BRICS nations just want what is theirs, and that spells doom for the Western hegemony
Noted columnist Pankaj Mishra calls BRIC a “casual acronym” coined by Goldman Sachs economist Jim O’Neill in 2001 to draw attention to investment opportunities in Brazil, Russia, India and China. But it became much more significant when Russia initiated the formation of the eponymously titled global body in 2009.
A year later South Africa joined them, making it BRICS. The whole exercise was conceived as a counterweight-in-the-making to the West-obsessed United Nations, the World Bank, IMF and other multilateral organizations that follow – in the terms of top-notch thinkers and economists – a neo-colonial policy with the US dollar as the reserve currency.
The BRICS nations, which had either rung out old monarchies or liberated themselves from colonial oppression, had long craved decolonization, but the US and its allies used every pretext to delay this overdue process. In the meantime, there were efforts such as the Non-Aligned Movement (NAM) that demonstrated the passion of multiple countries to break out of the clutches of American-centric global institutions, especially financial institutions, which had become instruments zealously used by the US and certain former colonial powers to control the resources of other countries.
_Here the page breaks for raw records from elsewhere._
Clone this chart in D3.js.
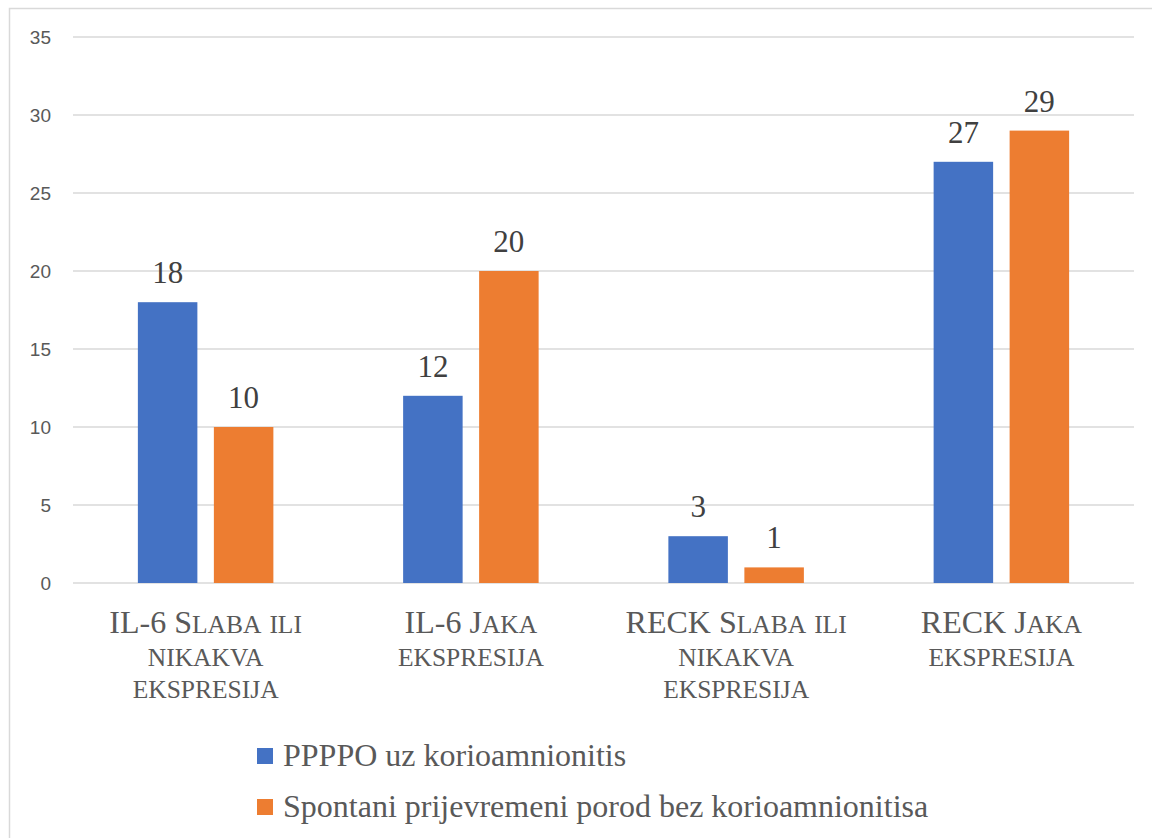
<!DOCTYPE html>
<html>
<head>
<meta charset="utf-8">
<script src="https://cdn.jsdelivr.net/npm/d3@7"></script>
<style>
  body { margin: 0; background: #fff; }
  svg { display: block; }
</style>
</head>
<body>
<script>
// categories (each one split into the lines shown under the axis)
var categories = [
    "IL-6 Slaba ili nikakva ekspresija",
    "IL-6 Jaka ekspresija",
    "RECK Slaba ili nikakva ekspresija",
    "RECK Jaka ekspresija"
];
var categoryLines = [
    ["IL-6 Slaba ili", "nikakva", "ekspresija"],
    ["IL-6 Jaka", "ekspresija"],
    ["RECK Slaba ili", "nikakva", "ekspresija"],
    ["RECK Jaka", "ekspresija"]
];
var seriesNames = ["PPPPO uz korioamnionitis", "Spontani prijevremeni porod bez korioamnionitisa"];
var ppppo = [18, 12, 3, 27];
var spontani = [10, 20, 1, 29];
var yTicks = [0, 5, 10, 15, 20, 25, 30, 35];
var colors = ["#4472C4", "#ED7D31"];

var width = 1152, height = 838;
var plotLeft = 73, plotRight = 1134, plotTop = 37, plotBottom = 583;
var serif = "'Liberation Serif', 'Times New Roman', serif";

var svg = d3.select("body")
    .append("svg")
    .attr("width", width)
    .attr("height", height);

// chart border
svg.append("rect")
    .attr("x", 9.5)
    .attr("y", 8.5)
    .attr("width", 1150)
    .attr("height", 840)
    .attr("fill", "none")
    .attr("stroke", "#d9d9d9")
    .attr("stroke-width", 1.5);

var y = d3.scaleLinear().domain([0, 35]).range([plotBottom, plotTop]);
var x0 = d3.scaleBand().domain(categories).range([plotLeft, plotRight]);
var x1 = d3.scaleBand().domain(seriesNames)
    .range([-67.75, 67.75])
    .paddingInner(0.217);

// gridlines
svg.selectAll(".grid")
    .data(yTicks)
    .enter()
    .append("line")
    .attr("class", "grid")
    .attr("x1", plotLeft)
    .attr("x2", plotRight)
    .attr("y1", function(d) { return y(d); })
    .attr("y2", function(d) { return y(d); })
    .attr("stroke", "#d9d9d9")
    .attr("stroke-width", 1.5);

// y axis labels
var yAxis = d3.axisLeft(y).tickValues(yTicks).tickSize(0).tickPadding(0);
var ya = svg.append("g")
    .attr("transform", "translate(51,0)")
    .call(yAxis);
ya.select(".domain").remove();
ya.selectAll("text")
    .attr("font-family", "'Liberation Sans', Arial, sans-serif")
    .attr("font-size", 19)
    .attr("fill", "#595959")
    .attr("dy", "0.35em");

var rows = categories.map(function(c, i) {
    return { cat: c, values: [ppppo[i], spontani[i]] };
});

var groups = svg.selectAll(".cat")
    .data(rows)
    .enter()
    .append("g")
    .attr("class", "cat")
    .attr("transform", function(d) { return "translate(" + (x0(d.cat) + x0.bandwidth() / 2) + ",0)"; });

groups.selectAll("rect")
    .data(function(d) { return d.values.map(function(v, j) { return { s: seriesNames[j], v: v, j: j }; }); })
    .enter()
    .append("rect")
    .attr("x", function(d) { return x1(d.s); })
    .attr("width", x1.bandwidth())
    .attr("y", function(d) { return y(d.v); })
    .attr("height", function(d) { return y(0) - y(d.v); })
    .attr("fill", function(d) { return colors[d.j]; });

groups.selectAll(".val")
    .data(function(d) { return d.values.map(function(v, j) { return { s: seriesNames[j], v: v }; }); })
    .enter()
    .append("text")
    .attr("class", "val")
    .attr("x", function(d) { return x1(d.s) + x1.bandwidth() / 2; })
    .attr("y", function(d) { return y(d.v) - 19; })
    .attr("text-anchor", "middle")
    .attr("font-family", serif)
    .attr("font-size", 31)
    .attr("fill", "#404040")
    .text(function(d) { return d.v; });

// category labels, small caps drawn by hand (lowercase -> smaller capitals)
var capSize = 32, smallSize = 25.5;
groups.each(function(d, i) {
    var t = d3.select(this).append("text")
        .attr("text-anchor", "middle")
        .attr("font-family", serif)
        .attr("fill", "#595959");
    categoryLines[i].forEach(function(line, k) {
        var runs = line.match(/[a-z]+|[^a-z]+/g);
        runs.forEach(function(r, m) {
            var ts = t.append("tspan")
                .attr("font-size", /[a-z]/.test(r) ? smallSize : capSize)
                .text(r.toUpperCase());
            if (m === 0) ts.attr("x", 0).attr("y", 633 + k * 32.5);
        });
    });
});

// legend
var legend = svg.selectAll(".legend")
    .data(seriesNames)
    .enter()
    .append("g")
    .attr("class", "legend")
    .attr("transform", function(d, i) { return "translate(257," + (748 + i * 51) + ")"; });

legend.append("rect")
    .attr("width", 16)
    .attr("height", 16)
    .attr("fill", function(d, i) { return colors[i]; });

legend.append("text")
    .attr("x", 26)
    .attr("y", 17.5)
    .attr("font-family", serif)
    .attr("font-size", 32)
    .attr("fill", "#595959")
    .text(function(d) { return d; });
</script>
</body>
</html>
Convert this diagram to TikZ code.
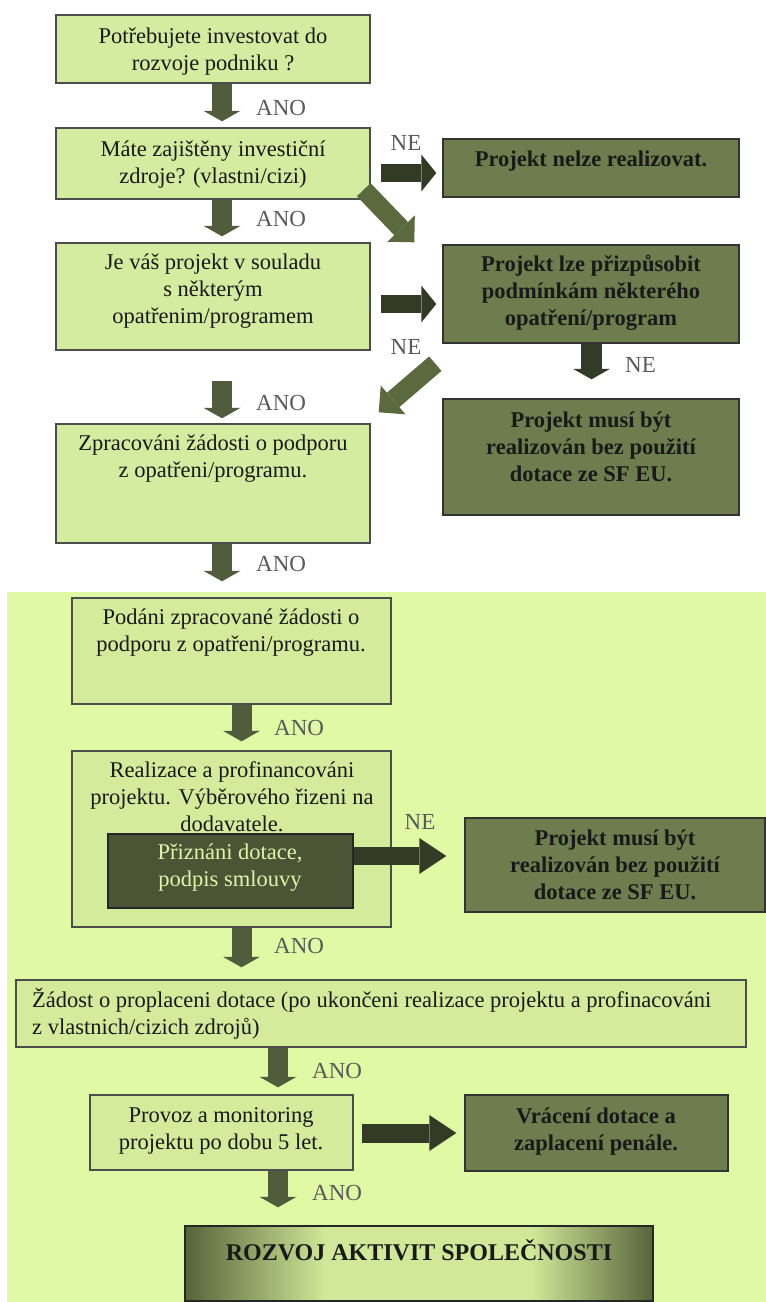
\documentclass[tikz,border=0pt]{standalone}
\usepackage{fontspec}
\setmainfont{Liberation Serif}
\usetikzlibrary{arrows.meta,calc,fit}
\definecolor{lbox}{HTML}{D4EC9F}
\definecolor{lboxb}{HTML}{D3EB9B}
\definecolor{bgl}{HTML}{E0F9A5}
\definecolor{dbox}{HTML}{6D7D4E}
\definecolor{arrd}{HTML}{505C3B}
\definecolor{arrk}{HTML}{333B27}
\definecolor{arrm}{HTML}{5A6A3E}
\definecolor{innerc}{HTML}{4B5535}
\definecolor{innert}{HTML}{E2F3AA}
\definecolor{anog}{HTML}{5A5A5A}
\definecolor{edgec}{HTML}{4D4D4D}
\definecolor{rozdk}{HTML}{56643A}
\definecolor{rozlt}{HTML}{D0E898}
\pgfdeclarehorizontalshading{rozvoj}{100bp}{color(0bp)=(rozdk); color(25bp)=(rozdk); color(40bp)=(rozlt); color(62bp)=(rozlt); color(75bp)=(rozdk); color(100bp)=(rozdk)}
\begin{document}
\begin{tikzpicture}[x=1pt,y=-1pt,
  boxl/.style={draw=edgec, line width=1.4pt, fill=lbox, inner sep=0pt},
  boxlb/.style={draw=edgec, line width=1.4pt, fill=lboxb, inner sep=0pt},
  boxd/.style={draw=black!80, line width=1.4pt, fill=dbox, inner sep=0pt},
  txt/.style={align=center, inner sep=0pt, font=\fontsize{22.5}{27}\selectfont, text=black!90},
  btxt/.style={txt, font=\fontsize{22.5}{27}\selectfont\bfseries},
  lab/.style={inner sep=0pt, font=\fontsize{23}{27}\selectfont, text=anog},
  downarr/.style={draw=arrd, line width=20pt, -{Triangle[width=37pt,length=10.5pt,line width=0pt]}},
  rarr/.style={draw=arrk, line width=18pt, -{Triangle[width=37pt,length=15pt,line width=0pt]}},
  rarrl/.style={draw=arrk, line width=18pt, -{Triangle[width=36pt,length=27pt,line width=0pt]}},
  diagarr/.style={draw=arrm, line width=19pt, -{Triangle[width=38pt,length=19pt,line width=0pt]}}
]
\useasboundingbox (0,0) rectangle (766,1302);
\fill[white] (0,0) rectangle (766,1302);
\fill[bgl] (7,592) rectangle (766,1302);

% top boxes
\node[boxl, fit={(56,15) (370,83)}] (b1) {};
\node[boxl, fit={(56,128) (370,199)}] (b2) {};
\node[boxl, fit={(56,243) (370,350)}] (b3) {};
\node[boxl, fit={(56,424) (370,543)}] (b4) {};
\node[boxd, fit={(443,139) (739,197)}] (nelze) {};
\node[boxd, fit={(443,245) (739,343)}] (prizp) {};
\node[boxd, fit={(443,399) (739,515)}] (musi1) {};
% lower boxes
\node[boxlb, fit={(72,598) (391,704)}] (b5) {};
\node[boxlb, fit={(72,751) (391,927)}] (b6) {};
\node[draw=black!85, line width=1.4pt, fill=innerc, inner sep=0pt, fit={(108,834) (353,908)}] (priz) {};
\node[boxd, fit={(465,818) (765,912)}] (musi2) {};
\node[boxlb, fit={(16,980) (746,1047)}] (b7) {};
\node[boxlb, fit={(90,1095) (353,1170)}] (b8) {};
\node[boxd, fit={(465,1095) (728,1171)}] (vrac) {};
\node[draw=black!85, line width=1.4pt, shading=rozvoj, inner sep=0pt, fit={(185,1226) (653,1301)}] (final) {};

% texts
\node[txt] (t1) at (213,51.5) {Potřebujete investovat do\\rozvoje podniku ?};
\node[txt] (t2) at (213,164.5) {Máte zajištěny investiční\\zdroje? (vlastni/cizi)};
\node[txt] (t3) at (213,291) {Je váš projekt v souladu\\s některým\\opatřenim/programem};
\node[txt] (t4) at (213,459) {Zpracováni žádosti o podporu\\z opatřeni/programu.};
\node[btxt] (tnelze) at (591,161) {Projekt nelze realizovat.};
\node[btxt] (tprizp) at (591,293) {Projekt lze přizpůsobit\\podmínkám některého\\opatření/program};
\node[btxt] (tmusi1) at (591,446.5) {Projekt musí být\\realizován bez použití\\dotace ze SF EU.};
\node[txt] (t5) at (231,633) {Podáni zpracované žádosti o\\podporu z opatřeni/programu.};
\node[txt] (t6) at (232,797) {Realizace a profinancováni\\projektu. Výběrového řizeni na\\dodavatele.};
\node[txt, text=innert] (tpriz) at (230,868) {Přiznáni dotace,\\podpis smlouvy};
\node[btxt] (tmusi2) at (615,864.5) {Projekt musí být\\realizován bez použití\\dotace ze SF EU.};
\node[txt, align=left, anchor=west] (tzad) at (32,1013.5) {Žádost o proplaceni dotace (po ukončeni realizace projektu a profinacováni\\z vlastnich/cizich zdrojů)};
\node[txt] (tprov) at (221,1130.5) {Provoz a monitoring\\projektu po dobu 5 let.};
\node[btxt] (tvrac) at (596,1132) {Vrácení dotace a\\zaplacení penále.};
\node[btxt, font=\fontsize{24}{28}\selectfont\bfseries] (troz) at (419,1250) {ROZVOJ AKTIVIT SPOLEČNOSTI};

% down arrows
\draw[downarr, shorten >=6pt] ($(b1.south)+(9,0)$) -- ($(b2.north)+(9,0)$);
\draw[downarr, shorten >=6pt] ($(b2.south)+(9,0)$) -- ($(b3.north)+(9,0)$);
\draw[downarr, shorten <=30pt, shorten >=5pt] ($(b3.south)+(9,0)$) -- ($(b4.north)+(9,0)$);
\draw[downarr, shorten >=16pt] ($(b4.south)+(9,0)$) -- ($(b5.north)+(-9.5,0)$);
\draw[downarr, shorten >=9pt] ($(b5.south)+(10,0)$) -- ($(b6.north)+(10,0)$);
\draw[downarr, shorten >=12pt] ($(b6.south)+(10,0)$) -- ($(b7.north)+(-139.5,0)$);
\draw[downarr, shorten >=7pt] ($(b7.south)+(-103,0)$) -- ($(b8.north)+(56.5,0)$);
\draw[downarr, shorten >=18pt] ($(b8.south)+(56.5,0)$) -- ($(final.north)+(-141,0)$);
\draw[downarr, line width=21pt, draw=arrk, shorten >=19pt] ($(prizp.south)+(0.5,0)$) -- ($(musi1.north)+(0.5,0)$);

% right arrows
\draw[rarr, shorten <=10pt, shorten >=6pt] ($(b2.east)+(0,9.5)$) -- ($(nelze.west)+(0,5)$);
\draw[rarr, shorten <=10pt, shorten >=6pt] ($(b3.east)+(0,7.5)$) -- ($(prizp.west)+(0,10)$);
\draw[rarrl, shorten >=18pt] ($(priz.east)+(0,-15)$) -- ($(musi2.west)+(0,-9)$);
\draw[rarrl, line width=19pt, shorten <=8pt, shorten >=8pt] ($(b8.east)+(0,0.5)$) -- ($(vrac.west)+(0,0)$);

% diagonal arrows
\draw[diagarr] ($(b2.south east)+(-7,-10)$) -- ($(prizp.north west)+(-28,-2)$);
\draw[diagarr] ($(prizp.south west)+(-7,20)$) -- ($(b4.north east)+(8,-11)$);

% labels
\node[lab, anchor=west] (ano1) at (256,108) {ANO};
\node[lab, anchor=west] (ano2) at (256,219) {ANO};
\node[lab, anchor=west] (ano3) at (256,403) {ANO};
\node[lab, anchor=west] (ano4) at (256,564) {ANO};
\node[lab, anchor=west] (ano5) at (274,728) {ANO};
\node[lab, anchor=west] (ano6) at (274,946) {ANO};
\node[lab, anchor=west] (ano7) at (312,1071) {ANO};
\node[lab, anchor=west] (ano8) at (312,1193) {ANO};
\node[lab] (ne1) at (406,143) {NE};
\node[lab] (ne2) at (406,347) {NE};
\node[lab, anchor=west] (ne3) at (625,365) {NE};
\node[lab] (ne4) at (420,822) {NE};
\end{tikzpicture}
\end{document}
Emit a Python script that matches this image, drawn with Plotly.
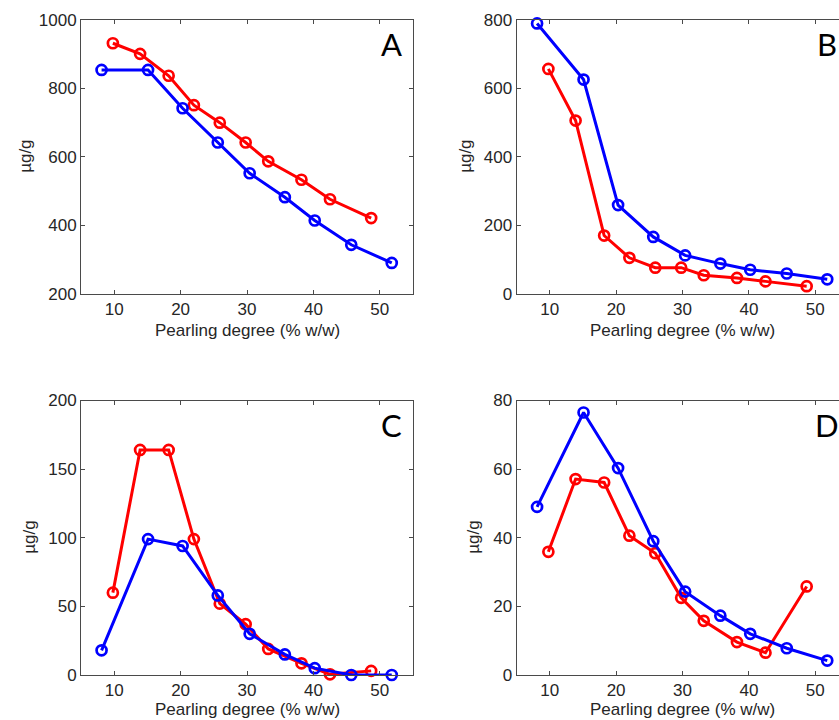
import plotly.graph_objects as go

# Pearling degree (% w/w) of the two series of fractions
x_blue = [8.1, 15.1, 20.3, 25.6, 30.4, 35.7, 40.2, 45.7, 51.8]
x_red = [9.8, 13.9, 18.2, 22.0, 25.9, 29.8, 33.2, 38.2, 42.5, 48.7]

# Concentrations (µg/g) per panel
a_blue = [854, 854, 742, 642, 552, 482, 414, 343, 290]
a_red = [932, 901, 837, 751, 700, 642, 587, 533, 476, 421]
b_blue = [790, 626, 259, 166, 112, 88, 70, 59, 42]
b_red = [657, 506, 170, 105, 76, 76, 54, 46, 36, 22]
c_blue = [18, 99, 94, 58, 30, 15, 5, 0, 0]
c_red = [60, 164, 164, 99, 52, 37, 19, 8.5, 0.5, 3]
d_blue = [49, 76.5, 60.3, 39, 24.3, 17.3, 12, 7.8, 4.2]
d_red = [35.9, 57.1, 56.1, 40.6, 35.5, 22.5, 15.8, 9.6, 6.5, 25.8]

panel_letters = ["A", "B", "C", "D"]
y_ranges = [[200, 1000], [0, 800], [0, 200], [0, 80]]
y_ticks = [[200, 400, 600, 800, 1000], [0, 200, 400, 600, 800],
           [0, 50, 100, 150, 200], [0, 20, 40, 60, 80]]
x_ticks = [10, 20, 30, 40, 50]
x_title = "Pearling degree (% w/w)"
y_title = "µg/g"

W, H = 839, 720
RED, BLUE = "#ff0000", "#0000ff"
TICK_FONT = dict(family="Liberation Sans, Arial, sans-serif", size=17, color="#262626")
AXIS_COLOR = "#4a4a4a"

# pixel geometry of the four plot areas: (left, right, top, bottom)
boxes = [(81, 413, 20, 293.7), (516.5, 839, 20, 293.7),
         (81, 413, 400.5, 675), (516.5, 839, 400.5, 675)]
PX_PER_UNIT = 6.64
# horizontal centre of the rotated y titles
ytitle_x = [26, 466, 30, 474]
# vertical centre of the x titles
xtitle_y = [331, 331, 709, 709]

series = [(a_red, a_blue), (b_red, b_blue), (c_red, c_blue), (d_red, d_blue)]

fig = go.Figure()
annotations = []
for i, ((red, blue), (l, r, t, b)) in enumerate(zip(series, boxes)):
    n = i + 1
    xa = "x" if n == 1 else f"x{n}"
    ya = "y" if n == 1 else f"y{n}"
    for xs, ys, col in ((x_red, red, RED), (x_blue, blue, BLUE)):
        fig.add_trace(go.Scatter(
            x=xs, y=ys, xaxis=xa, yaxis=ya, mode="lines+markers",
            line=dict(color=col, width=3),
            marker=dict(symbol="circle-open", size=10, line=dict(color=col, width=2.7)),
            cliponaxis=False, showlegend=False, hoverinfo="skip",
        ))
    x_hi = 5 + (r - l) / PX_PER_UNIT
    right_cut = r >= W
    xkey = "xaxis" if n == 1 else f"xaxis{n}"
    ykey = "yaxis" if n == 1 else f"yaxis{n}"
    fig.layout[xkey] = dict(
        domain=[l / W, r / W], range=[5, x_hi], anchor=ya,
        tickvals=x_ticks, ticks="inside", ticklen=4, tickcolor=AXIS_COLOR,
        showline=True, linecolor=AXIS_COLOR, linewidth=1, mirror="ticks",
        showgrid=False, zeroline=False, tickfont=TICK_FONT, automargin=False,
    )
    fig.layout[ykey] = dict(
        domain=[1 - b / H, 1 - t / H], range=y_ranges[i], anchor=xa,
        tickvals=y_ticks[i], ticks="inside", ticklen=4, tickcolor=AXIS_COLOR,
        showline=True, linecolor=AXIS_COLOR, linewidth=1,
        mirror=False if right_cut else "ticks",
        showgrid=False, zeroline=False, tickfont=TICK_FONT, automargin=False,
    )
    # x axis title, centred on the full (uncropped) axis width
    full_w = 413 - 81
    annotations.append(dict(
        text=x_title, xref="paper", yref="paper",
        x=(l + full_w / 2) / W,
        y=1 - xtitle_y[i] / H, xanchor="center", yanchor="middle",
        showarrow=False, font=TICK_FONT,
    ))
    # y axis title
    annotations.append(dict(
        text=y_title, xref="paper", yref="paper",
        x=ytitle_x[i] / W, y=1 - ((t + b) / 2) / H, textangle=-90,
        xanchor="center", yanchor="middle", showarrow=False, font=TICK_FONT,
    ))
    # panel letter
    annotations.append(dict(
        text=panel_letters[i], xref=xa, yref=f"{ya} domain",
        x=51.7, y=1 - 24 / (b - t), xanchor="center", yanchor="middle",
        showarrow=False,
        font=dict(family="Lato, Liberation Sans, sans-serif", size=31, color="#000000"),
    ))

fig.update_layout(
    width=W, height=H, margin=dict(l=0, r=0, t=0, b=0),
    paper_bgcolor="white", plot_bgcolor="white",
    showlegend=False, annotations=annotations,
)

fig.write_html("out.html")
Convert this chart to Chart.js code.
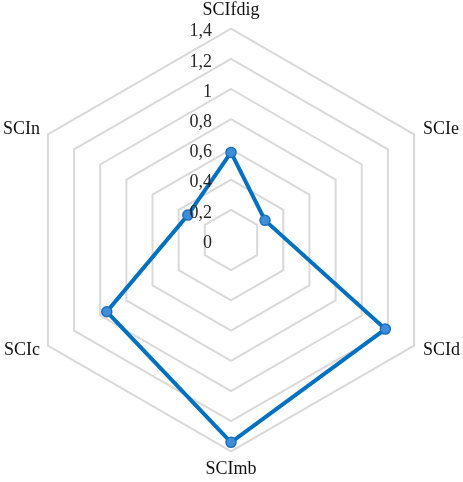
<!DOCTYPE html>
<html>
<head>
<meta charset="utf-8">
<script src="https://cdn.jsdelivr.net/npm/chart.js@4/dist/chart.umd.min.js"></script>
<style>
html,body{margin:0;padding:0;background:#fff;}
#c{display:block;}
</style>
</head>
<body>
<canvas id="c" width="463" height="482"></canvas>
<script>
const categories = ['SCIfdig', 'SCIe', 'SCId', 'SCImb', 'SCIc', 'SCIn'];
const values = [0.58, 0.26, 1.18, 1.34, 0.95, 0.33];
const tickValues = [0, 0.2, 0.4, 0.6, 0.8, 1, 1.2, 1.4];
const tickLabels = ['0', '0,2', '0,4', '0,6', '0,8', '1', '1,2', '1,4'];

const FONT = '"Liberation Serif", "Times New Roman", serif';

// label placement relative to each axis end: [align, dx, dy]
const labelPlace = [
  ['center', 0, -18],
  ['left', 9, -5],
  ['left', 9, 5],
  ['center', 0, 18],
  ['right', -8, 5],
  ['right', -8, -5]
];

const labelPlugin = {
  id: 'labelPlugin',
  afterDatasetsDraw(chart) {
    const s = chart.scales.r;
    const ctx = chart.ctx;
    ctx.save();
    ctx.font = '18px ' + FONT;
    ctx.fillStyle = '#262626';
    ctx.textAlign = 'right';
    ctx.textBaseline = 'middle';
    tickValues.forEach((v, i) => {
      const d = s.getDistanceFromCenterForValue(v);
      ctx.fillText(tickLabels[i], s.xCenter - 19, s.yCenter - d + 3);
    });
    ctx.fillStyle = '#111';
    categories.forEach((c, i) => {
      const p = s.getPointPosition(i, s.drawingArea);
      const [al, dx, dy] = labelPlace[i];
      ctx.textAlign = al;
      ctx.fillText(c, p.x + dx, p.y + dy);
    });
    ctx.restore();
  }
};

new Chart(document.getElementById('c'), {
  type: 'radar',
  data: {
    labels: categories,
    datasets: [{
      data: values,
      borderColor: '#0070C0',
      borderWidth: 4,
      backgroundColor: 'rgba(0,0,0,0)',
      fill: false,
      pointRadius: 5,
      pointBackgroundColor: '#3F8FD8',
      pointBorderColor: '#1F6FBF',
      pointBorderWidth: 1.5,
      tension: 0
    }]
  },
  options: {
    responsive: false,
    animation: false,
    layout: { padding: 0 },
    plugins: { legend: { display: false }, tooltip: { enabled: false } },
    scales: {
      r: {
        min: 0,
        max: 1.4,
        ticks: { stepSize: 0.2, display: false },
        angleLines: { display: false },
        grid: { color: '#D9D9D9', lineWidth: 2 },
        pointLabels: {
          font: { family: FONT, size: 18 },
          color: 'rgba(0,0,0,0)',
          padding: 8
        }
      }
    }
  },
  plugins: [labelPlugin]
});
</script>
</body>
</html>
Any bid to question the hegemony of these global power structures was considered blasphemy, and the Western mainstream media promptly denounced any alternatives to the economic order of the day as non-starters or damp squib. At the same time, they kept silent on the aspirations of the countries that had fought colonial and expansionist powers tooth and nail in the first half of the century to rewrite world history.